Authors' conclusions

Cyclical routine post-operative EN appeared to be the optimal method of delivering nutritional support; routine TPN was not beneficial.

CRD commentary

The review addressed a clear question; inclusion criteria for the study design and outcomes were broad. The search strategy was limited to English language reports in two electronic databases, which raises the possibility of missing studies and publication and language bias. The methods used to select studies and extract the data were not described, so it is not known whether any efforts were made to reduce reviewer errors and bias. Since study validity was not assessed, the results from these studies and any synthesis might not be reliable. The results from the individual studies were presented clearly, whereas the reporting of other study characteristics was limited. The narrative synthesis was appropriate given the variability among the included studies, but the presentation was limited. In view of the limited search, lack of reporting, limitations in review methods, lack of an assessment of validity, and basing the conclusion regarding the optimal effect of cyclical EN on one relatively small RCT of unknown quality, the authors' conclusion may not be reliable.

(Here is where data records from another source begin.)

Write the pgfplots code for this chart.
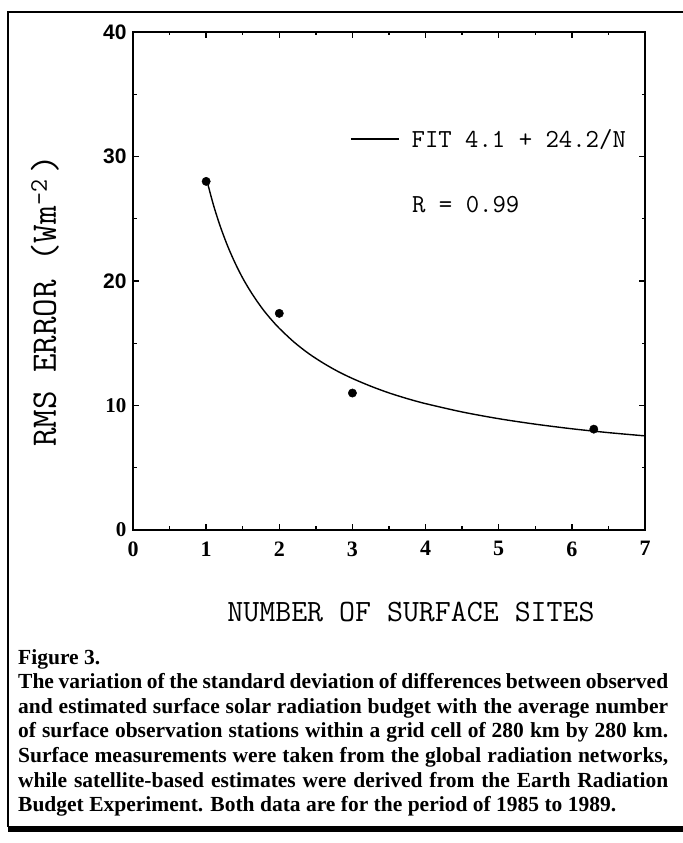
\documentclass[border=0pt]{standalone}
\usepackage{fontspec}
\setmainfont{Liberation Serif}
\setsansfont{Liberation Sans}
\usepackage{pgfplots}
\pgfplotsset{compat=1.18}

\pgfplotstableread{
n    rms
1.0  28.0
2.0  17.4
3.0  11.0
6.3  8.1
}\obsdata

% fit 4.1 + 24.2/N, values written out
\pgfplotstableread{
n     fit
1.0   28.30
1.1   26.10
1.2   24.27
1.3   22.72
1.4   21.39
1.5   20.23
1.6   19.23
1.7   18.34
1.8   17.54
1.9   16.84
2.0   16.20
2.2   15.10
2.4   14.18
2.6   13.41
2.8   12.74
3.0   12.17
3.25  11.55
3.5   11.01
3.75  10.55
4.0   10.15
4.5   9.48
5.0   8.94
5.5   8.50
6.0   8.13
6.5   7.82
7.0   7.56
}\fitdata

\begin{document}
\begin{tikzpicture}[x=1bp,y=1bp]
    \useasboundingbox (0,0) rectangle (683,843);
    % frame round the figure
    \draw[line width=1.3bp] (683,831) -- (8,831) -- (8,16);
    \fill[black] (8,11) rectangle (683,17);

    \begin{axis}[
        at={(133bp,313bp)},
        anchor=south west,
        scale only axis,
        width=512bp,
        height=498bp,
        xmin=0, xmax=7,
        ymin=0, ymax=40,
        xtick={0,1,...,7},
        xticklabels={0,1,2,3,4,5,6,7},
        ytick={0,10,20,30,40},
        yticklabels={{\rmfamily 0},{\rmfamily 10},{\sffamily 20},{\sffamily 30},{\sffamily 40}},
        minor x tick num=1,
        minor y tick num=1,
        tick align=inside,
        major tick length=6bp,
        minor tick length=3.5bp,
        axis line style={line width=1.5bp},
        every tick/.style={line width=1.3bp, black},
        xticklabel style={font=\bfseries\fontsize{22bp}{22bp}\selectfont, yshift=-8bp},
        yticklabel style={font=\bfseries\fontsize{21bp}{21bp}\selectfont, xshift=-3bp},
        xlabel={NUMBER OF SURFACE SITES},
        ylabel={RMS ERROR (Wm\textsuperscript{-2}\,)},
        xlabel style={font=\ttfamily\fontsize{31bp}{31bp}\selectfont,
            at={(axis description cs:0.543,-0.165)}, anchor=center},
        ylabel style={font=\ttfamily\fontsize{36bp}{36bp}\selectfont,
            at={(axis description cs:-0.172,0.46)}, anchor=center},
        legend style={draw=none, fill=none, inner sep=0pt,
            at={(rel axis cs:0.424,0.785)}, anchor=west,
            font=\ttfamily\fontsize{26bp}{26bp}\selectfont,
            cells={anchor=west}},
        legend image code/.code={\draw[#1] (0bp,0bp) -- (48bp,0bp);},
    ]
    \addplot[line width=1.4bp, black, smooth] table[x=n, y=fit] {\fitdata};
    \addlegendentry{\hspace{10bp}FIT 4.1 + 24.2/N}
    \addplot[only marks, mark=*, mark size=4.2bp, black, forget plot]
        table[x=n, y=rms] {\obsdata};
    \node[anchor=west, inner sep=0pt, font=\ttfamily\fontsize{26bp}{26bp}\selectfont]
        at (axis cs:3.815,26.1) {R = 0.99};
    \end{axis}

    \node[anchor=north west, inner sep=0pt, align=left,
          font=\bfseries\fontsize{21.5bp}{24.6bp}\selectfont] at (18,194) {%
        Figure 3.\\
        \makebox[650bp][s]{The variation of the standard deviation of differences between observed}\\
        \makebox[650bp][s]{and estimated surface solar radiation budget with the average number}\\
        \makebox[650bp][s]{of surface observation stations within a grid cell of 280 km by 280 km.}\\
        \makebox[650bp][s]{Surface measurements were taken from the global radiation networks,}\\
        \makebox[650bp][s]{while satellite-based estimates were derived from the Earth Radiation}\\
        Budget Experiment. Both data are for the period of 1985 to 1989.};
\end{tikzpicture}
\end{document}
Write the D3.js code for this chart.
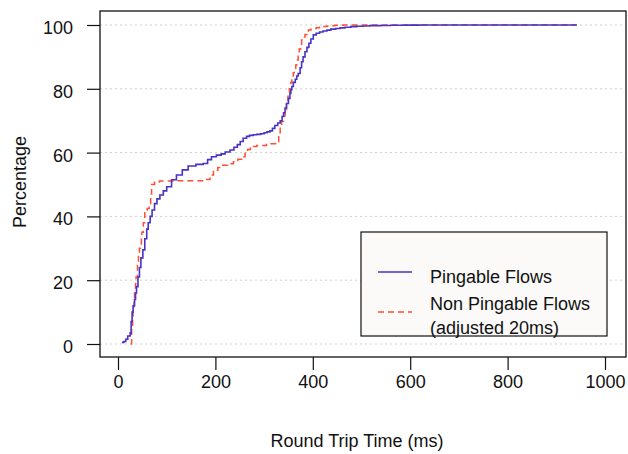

Implications of the review for practice and research

Practice: The authors stated that the pre-operative nutritional status should be considered in patients undergoing pancreaticoduodenectomy and that these patients should be given cyclical EN post-operatively.

Research: The authors did not state any implications for further research.

Bibliographic details

Goonetilleke K S, Siriwardena A K. Systematic review of peri-operative nutritional supplementation in patients undergoing pancreaticoduodenectomy. Journal of the Pancreas 2006; 7(1): 5-13. [PubMed: 16407613]

Indexing Status

Subject indexing assigned by NLM

MeSH

Clinical Trials as Topic; Enteral Nutrition; Gastrointestinal Neoplasms /mortality /physiopathology /surgery; Humans; Nutritional Status; Nutritional Support; Pancreatic Neoplasms /mortality /physiopathology /surgery; Pancreaticoduodenectomy; Parenteral Nutrition, Total /adverse effects; Perioperative Care /methods; Postoperative Care; Postoperative Complications /etiology /physiopathology /prevention & control; Postoperative Period; Preoperative Care; Randomized Controlled Trials as Topic; Weight Loss

AccessionNumber

12006003686

Database entry date

31/07/2007

Record Status

This is a critical abstract of a systematic review that meets the criteria for inclusion on DARE. Each critical abstract contains a brief summary of the review methods, results and conclusions followed by a detailed critical assessment on the reliability of the review and the conclusions drawn.

CRD has determined that this article meets the DARE scientific quality criteria for a systematic review.